Let us say we are trying to compute the unique permutations of the word:
$$PEPPER$$
We cannot compute this by relabeling:
$$P_1E_1P_2P_3E_2R$$
Because this would simply be $6!$ and does not take into account repetition. However, I have seen the formula:
$$
\frac{6!}{3! 2!}
$$
I.e take the total number of positions, and then divide by the product of factorials of repeated elements. My question is, why does this work? Could anyone supply a combinatorial argument?
Best Answer
Since the word $PEPPER$ has six letters, we have six positions to fill. We can select which three are occupied by the three $P$s in $\binom{6}{3}$ ways.

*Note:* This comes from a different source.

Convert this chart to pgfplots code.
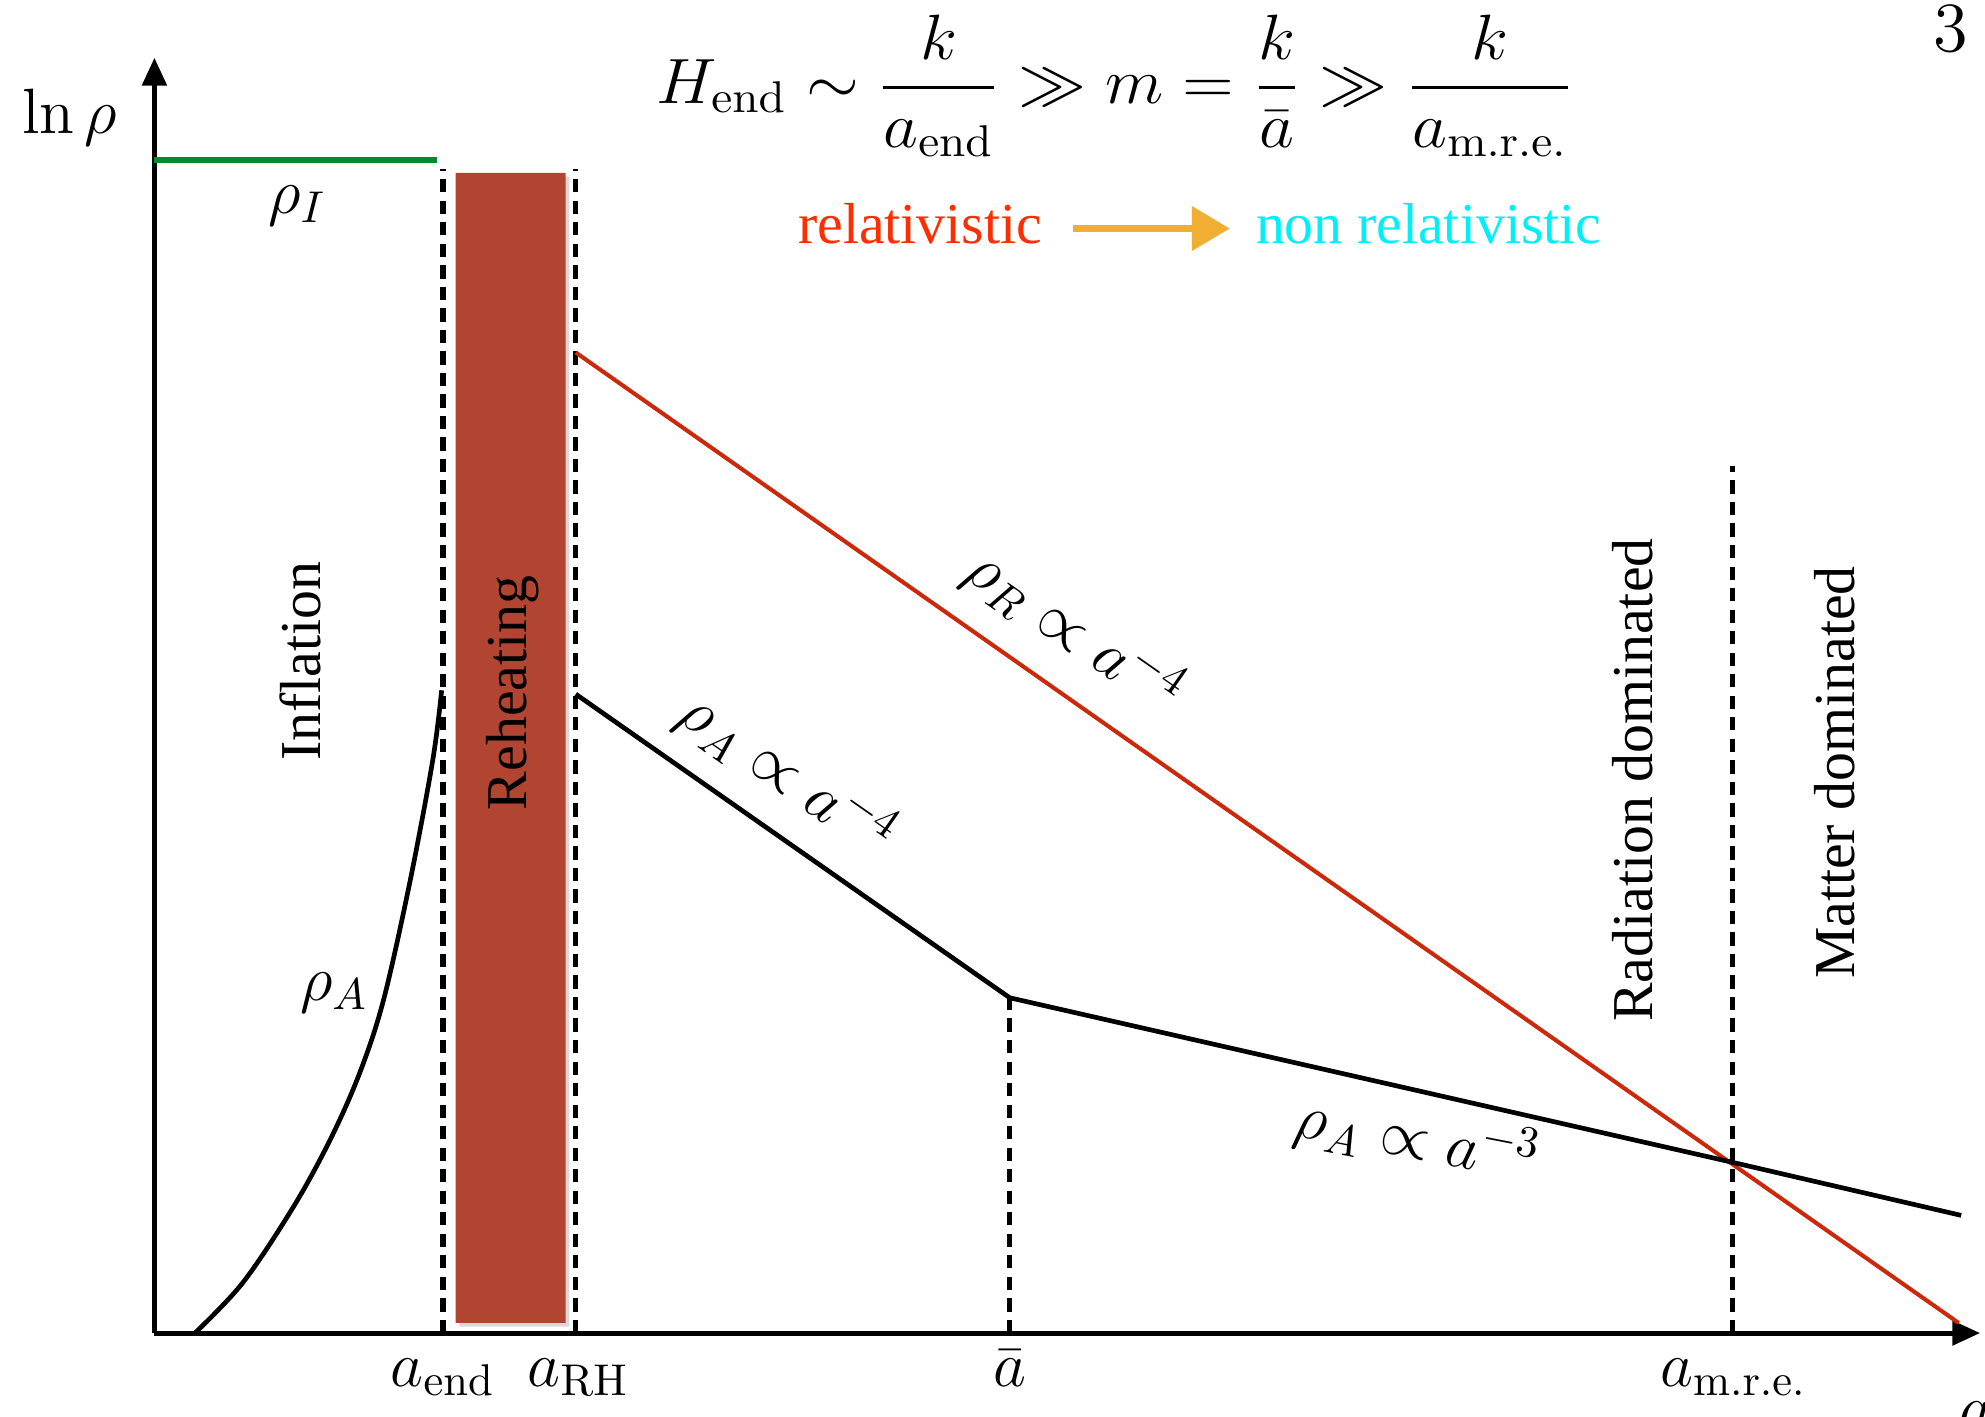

That leaves three positions to fill. We can choose which two of them are occupied by the two $E$s in $\binom{3}{2}$ ways. The remaining position must be occupied by the $R$. Hence, the number of distinguishable ways the letters of the word $PEPPER$ can be arranged is $$\binom{6}{3}\binom{3}{2}\binom{1}{1} = \frac{6!}{3!3!} \cdot \frac{3!}{2!1!} \cdot \frac{1!}{1!0!} = \frac{6!}{3!2!1!0!} = \frac{6!}{3!2!1!}$$ The factor of $3!$ in the denominator represents the number of ways the three $P$s could be permuted among themselves within a given arrangement of the letters of the word $PEPPER$ without producing an arrangement that is distinguishable from that arrangement. The factors of $2!$ and $1!$ play an analogous role for the two $E$s and one $R$ in an arrangement of the letters of the word $PEPPER$.